Channel.id-Jakarta. Kontroversi alih status pegawai Komisi Pemberantasan Korupsi (KPK) menjadi aparatur sipil negara (ASN) belum berakhir. Pernyataan Presiden Joko Widodo atau Jokowi terkait permasalahan 75 pegawai KPK yang tak lolos Tes Wawasan Kebangsaan (TWK) itupun bersayap dan tidak tegas.
Hal itu disampaikan Ketua Setara Institute Hendardi dalam pernyataan tertulis yang diterima Channel9, pada Jumat (21/05).
“Pernyataan Jokowi yang bersayap dan tidak tegas menggambarkan keraguan sikapnya terkait politik hukum pemberantasan korupsi,”ujar Hendardi.
Baca juga: Jokowi: Hasil TWK Tidak Serta Merta Jadi Dasar Pemberhentian 75 Pegawai KPK
Sementara itu, menurut Hendardi, bagi 75 pegawai KPK penyataan Jokowi itu merupakan ‘pembelaan’ nyata atas mosi yang disampaikannya di ruang publik terkait dengan protes hasil TWK.
“Sementara bagi pimpinan KPK, pernyataan Jokowi bisa jadi ditafsir sebagai bentuk teguran dan inkonsistensi Jokowi dalam menjalankan amanat UU No. 19/2019 tentang Komisi Pemberantasan Korupsi,”jelasnya.
Hendardi menuturkna, publik bisa memahami bahwa alih status pegawai KPK menjadi ASN adalah mandat revisi UU KPK, dimana Jokowi dengan 50% kewenangan yang dimilikinya Jokowi telah menyetujui revisi.
Selain itu, lanjutnya, publik juga bisa mencatat bahwa pemerintah yang dipimpin Jokowi menyetujui hak inisiatif DPR yang mengusulkan revisi UU KPK. Namun, setelah produk hukum itu selesai dan dijalankan oleh pimpinan KPK, Hendardi menilai Jokowi seolah cuci tangan.
Pimpinan KPK hanya menjalankan mandat UU KPK dan UU ASN serta peraturan perundang-undangan lain yang mengatur tata cara menjadi ASN. Oleh karena itu wajar jika oleh sebagian kalangan Jokowi dianggap basa basi.
Lebih lanjut Hendardi menilai, alih status 75 pegawai KPK sebenarnya secara normatif bisa diselesaikan melalui jalur-jalur yang tersedia dari mulai menggugat produk-produk administrasi negara yang dikeluarkan KPK maupun melalui Ombudsman terkait dugaan maladministrasi, sebagaimana sudah dilakukan oleh 75 pegawai KPK.
“Akan tetapi amplifikasi di ruang publik menjadikan isu ini bergeser menjadi narasi mematikan KPK, padahal masih terdapat lebih dari seribu insan KPK lain di dalam institusi ini,”tegasnya.
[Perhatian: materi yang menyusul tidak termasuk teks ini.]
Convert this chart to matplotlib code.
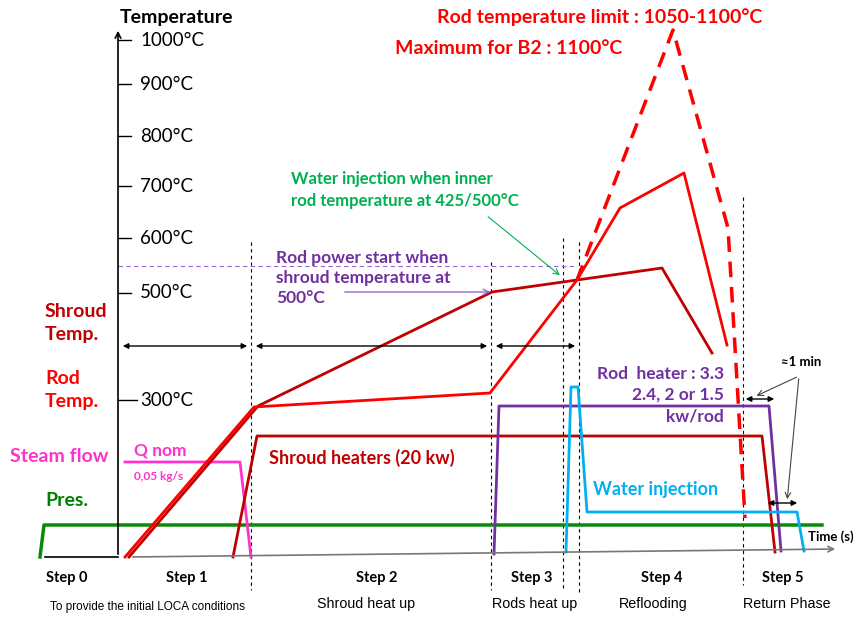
import matplotlib.pyplot as plt

plt.rcParams['font.family'] = ['Lato', 'DejaVu Sans']

# schematic coordinates: x = time position, y = vertical position (top = 0)
temp_labels = ['1000°C', '900°C', '800°C', '700°C', '600°C', '500°C', '300°C']
temp_pos = [40, 84, 136, 186, 238, 293, 400]

# temperature curves
rod_x = [125, 254, 490, 577, 620, 684, 727]
rod_y = [557, 407, 393, 280, 208, 173, 345]
shroud_x = [129, 258, 492, 577, 662, 712]
shroud_y = [557, 406, 292, 280, 268, 353]
limit_x = [577, 673, 728, 745]
limit_y = [280, 30, 228, 518]

# power / flow signals
pres_x = [40, 44, 822]
pres_y = [557, 525, 525]
steam_x = [125, 240, 251]
steam_y = [462, 462, 557]
shroud_heat_x = [233, 257, 762, 775]
shroud_heat_y = [557, 436, 436, 552]
rod_heat_x = [494, 499, 769, 781]
rod_heat_y = [554, 406, 406, 551]
water_x = [566, 571, 578, 587, 797, 804]
water_y = [552, 387, 387, 512, 512, 551]

# step boundaries
step_lines = [(251, 242, 590), (491, 262, 590), (563, 238, 590), (579, 242, 592), (743, 197, 585)]
step_names = ['Step 0', 'Step 1', 'Step 2', 'Step 3', 'Step 4', 'Step 5']
step_pos = [67, 187, 377, 532, 662, 783]
phase_names = ['Shroud heat up', 'Rods heat up', 'Reflooding', 'Return Phase']
phase_pos = [366, 535, 653, 787]

DRED = '#c00000'
RED = '#ff0000'
PURPLE = '#7030a0'
GREEN_T = '#00b050'
GREEN = '#0a8a0a'
BLUE = '#00b0f0'
MAG = '#ff33cc'

fig = plt.figure(figsize=(8.56, 6.2), dpi=100)
ax = fig.add_axes([0, 0, 1, 1])
ax.set_xlim(0, 856)
ax.set_ylim(620, 0)
ax.axis('off')

# axes
ax.annotate('', xy=(118, 28), xytext=(118, 557),
            arrowprops=dict(arrowstyle='->', color='black', lw=1.2))
ax.annotate('', xy=(838, 549), xytext=(130, 557),
            arrowprops=dict(arrowstyle='->', color='#777777', lw=1.2))
ax.plot([45, 118], [557, 557], color='black', lw=1.2)
ax.text(120, 17, 'Temperature', fontsize=14, fontweight='bold', va='center')
ax.text(808, 537, 'Time (s)', fontsize=9.5, fontweight='bold', va='center')
for lab, y in zip(temp_labels, temp_pos):
    x1 = 137 if lab == '300°C' else 131
    ax.plot([118, x1], [y, y], color='black', lw=1)
    ax.text(140, y, lab, fontsize=13.5, va='center')

# step separators
for x, y0, y1 in step_lines:
    ax.plot([x, x], [y0, y1], color='black', lw=0.8, ls=(0, (3, 3)))
ax.plot([118, 577], [266, 266], color='#9966cc', lw=0.8, ls=(0, (4, 3)))

# curves
ax.plot(pres_x, pres_y, color=GREEN, lw=2.5)
ax.plot(steam_x, steam_y, color=MAG, lw=2)
ax.plot(shroud_heat_x, shroud_heat_y, color=DRED, lw=2)
ax.plot(rod_heat_x, rod_heat_y, color=PURPLE, lw=2)
ax.plot(water_x, water_y, color=BLUE, lw=2)
ax.plot(shroud_x, shroud_y, color=DRED, lw=2)
ax.plot(rod_x, rod_y, color=RED, lw=2)
ax.plot(limit_x, limit_y, color=RED, lw=2.5, ls=(0, (4.5, 2.8)))

# duration arrows
for x0, x1 in [(120, 250), (253, 490), (493, 578)]:
    ax.annotate('', xy=(x1, 346), xytext=(x0, 346),
                arrowprops=dict(arrowstyle='<|-|>', color='black', lw=1, mutation_scale=8))
for x0, x1, y in [(743, 777, 399), (765, 800, 503)]:
    ax.annotate('', xy=(x1, y), xytext=(x0, y),
                arrowprops=dict(arrowstyle='<|-|>', color='black', lw=1, mutation_scale=8))
ax.text(801, 362, '≈1 min', fontsize=9.5, fontweight='bold', ha='center', va='center')
for tx, ty in [(754, 397), (787, 502)]:
    ax.annotate('', xy=(tx, ty), xytext=(799, 376),
                arrowprops=dict(arrowstyle='->', color='#444444', lw=0.8))

# text annotations
ax.text(600, 17, 'Rod temperature limit : 1050-1100°C', color=RED, fontsize=14,
        fontweight='bold', ha='center', va='center')
ax.text(509, 48, 'Maximum for B2 : 1100°C', color=RED, fontsize=14,
        fontweight='bold', ha='center', va='center')
ax.text(291, 190, 'Water injection when inner\nrod temperature at 425/500°C', color=GREEN_T,
        fontsize=12, fontweight='bold', va='center', linespacing=1.4)
ax.annotate('', xy=(562, 277), xytext=(486, 215),
            arrowprops=dict(arrowstyle='->', color=GREEN_T, lw=0.8))
ax.text(276, 278, 'Rod power start when\nshroud temperature at\n500°C', color=PURPLE,
        fontsize=12.5, fontweight='bold', va='center', linespacing=1.3)
ax.annotate('', xy=(493, 292), xytext=(342, 292),
            arrowprops=dict(arrowstyle='->', color='#9966cc', lw=1))
ax.text(45, 323, 'Shroud\nTemp.', color=DRED, fontsize=14, fontweight='bold',
        va='center', linespacing=1.45)
ax.text(45, 390, 'Rod\nTemp.', color=RED, fontsize=14, fontweight='bold',
        va='center', linespacing=1.45)
ax.text(10, 457, 'Steam flow', color=MAG, fontsize=14, fontweight='bold', va='center')
ax.text(45, 501, 'Pres.', color='#008000', fontsize=14, fontweight='bold', va='center')
ax.text(160, 451, 'Q nom', color=MAG, fontsize=12.5, fontweight='bold', ha='center', va='center')
ax.text(159, 477, '0,05 kg/s', color=MAG, fontsize=8.5, fontweight='bold', ha='center', va='center')
ax.text(362, 458, 'Shroud heaters (20 kw)', color=DRED, fontsize=13, fontweight='bold',
        ha='center', va='center')
ax.text(724, 395, 'Rod  heater : 3.3\n2.4, 2 or 1.5\nkw/rod', color=PURPLE, fontsize=12.5,
        fontweight='bold', ha='right', va='center', linespacing=1.4, multialignment='right')
ax.text(656, 489, 'Water injection', color=BLUE, fontsize=13, fontweight='bold',
        ha='center', va='center')

for name, x in zip(step_names, step_pos):
    ax.text(x, 578, name, fontsize=10.5, fontweight='bold', ha='center', va='center')
ax.text(148, 607, 'To provide the initial LOCA conditions', fontsize=8.5,
        family=['Liberation Sans'], ha='center', va='center')
for name, x in zip(phase_names, phase_pos):
    ax.text(x, 604, name, fontsize=10.3, family=['Liberation Sans'], ha='center', va='center')

fig.savefig('out.png', dpi=100)
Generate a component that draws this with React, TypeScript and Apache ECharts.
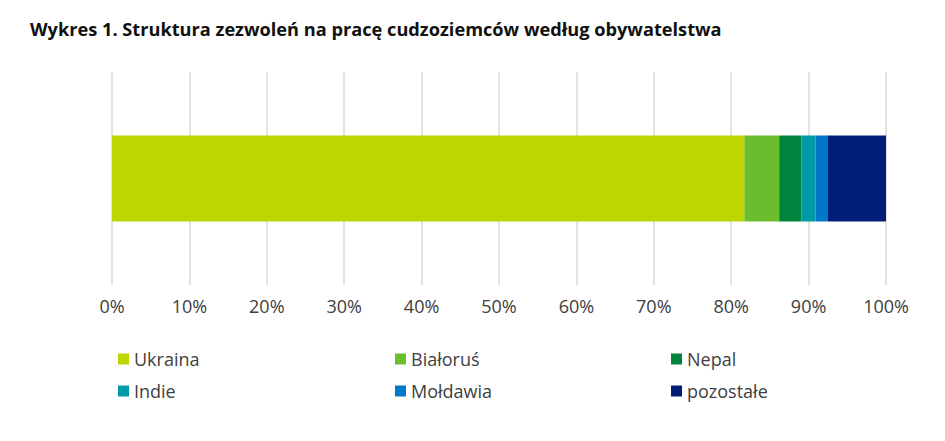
import React, { useEffect, useRef } from "react";
import * as echarts from "echarts";

const categories = ["Ogółem"];
const seriesNames = ["Ukraina", "Białoruś", "Nepal", "Indie", "Mołdawia", "pozostałe"];
const seriesValues = [81.7, 4.5, 2.9, 1.8, 1.6, 7.5];
const seriesColors = ["#BED600", "#6ABD2D", "#00843E", "#0099A8", "#0077C8", "#001E78"];
const tickLabels = ["0%", "10%", "20%", "30%", "40%", "50%", "60%", "70%", "80%", "90%", "100%"];
const titleText = "Wykres 1. Struktura zezwoleń na pracę cudzoziemców według obywatelstwa";

const FONT = "'Open Sans', 'Noto Sans', sans-serif";

export default function App() {
  const ref = useRef<HTMLDivElement>(null);
  useEffect(() => {
    if (!ref.current) return;
    const chart = echarts.init(ref.current, undefined, { renderer: "svg" });
    const legendCols = [
      [seriesNames[0], seriesNames[3]],
      [seriesNames[1], seriesNames[4]],
      [seriesNames[2], seriesNames[5]],
    ];
    const legendLefts = [105, 382, 658];
    chart.setOption({
      animation: false,
      graphic: [
        {
          type: "text",
          left: 22,
          top: 12,
          style: {
            text: titleText,
            font: `bold 18.2px ${FONT}`,
            fill: "#111111",
          },
        },
      ],
      grid: { left: 104, right: 51, top: 64, height: 213, containLabel: false },
      xAxis: {
        type: "value",
        min: 0,
        max: 100,
        interval: 10,
        axisLine: { show: false },
        axisTick: { show: false },
        splitLine: { show: true, lineStyle: { color: "#D9D9D9", width: 1.5 } },
        axisLabel: {
          margin: 12,
          fontSize: 18,
          fontFamily: FONT,
          color: "#404040",
          formatter: (v: number) => tickLabels[Math.round(v / 10)] ?? "",
        },
      },
      yAxis: {
        type: "category",
        data: categories,
        show: false,
      },
      legend: legendCols.map((col, i) => ({
        data: col,
        orient: "vertical",
        left: legendLefts[i],
        top: 337,
        itemWidth: 11,
        itemHeight: 11,
        itemGap: 14,
        icon: "rect",
        textStyle: { fontSize: 18, fontFamily: FONT, color: "#404040" },
        selectedMode: false,
      })),
      series: seriesNames.map((name, i) => ({
        name,
        type: "bar",
        stack: "total",
        data: [seriesValues[i]],
        barWidth: 86,
        itemStyle: { color: seriesColors[i] },
      })),
    });
    return () => chart.dispose();
  }, []);
  return <div ref={ref} style={{ width: 929, height: 425 }} />;
}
Hendardi menilai, pengabaian TWK dalam proses seleksi dan/atau alih status ASN, yang oleh sebagian pihak dianggap sebagai variabel tidak penting, juga bisa dianggap mengabaikan fakta-fakta intoleransi dan radikalisme yang sudah banyak bersarang di tubuh institusi-institusi negara.
Hendardi pun memberi masukan untuk mengakhiri kontroversi yang terjadi di KPK.
“Pertama, Jokowi konsisten mendukung penegakan UU 19/2019 yang disetujuinya pada 2019 silam dengan menjamin independensi KPK mengatur dirinya sendiri karena KPK adalah self regulatory body; atau bisa mengeluarkan Perppu pembatalan UU 19/2019, sehingga kisruh alih status ini tidak terjadi dan tidak menyandera pimpinan KPK,”paparnya.
Kedua, KPK bersama badan terkait menjelaskan ihwal TWK dan mencari solusi-solusi yang tidak kontroversial termasuk kemungkinan pemberian penugasan-penugasan khusus selama 75 pegawai KPK belum beralih status dan/atau memberikan kesempatan tes susulan.
“Ketiga, bagi 75 pegawai KPK melakukan upaya hukum sesuai dengan mekanisme yang tersedia,”tandasnya.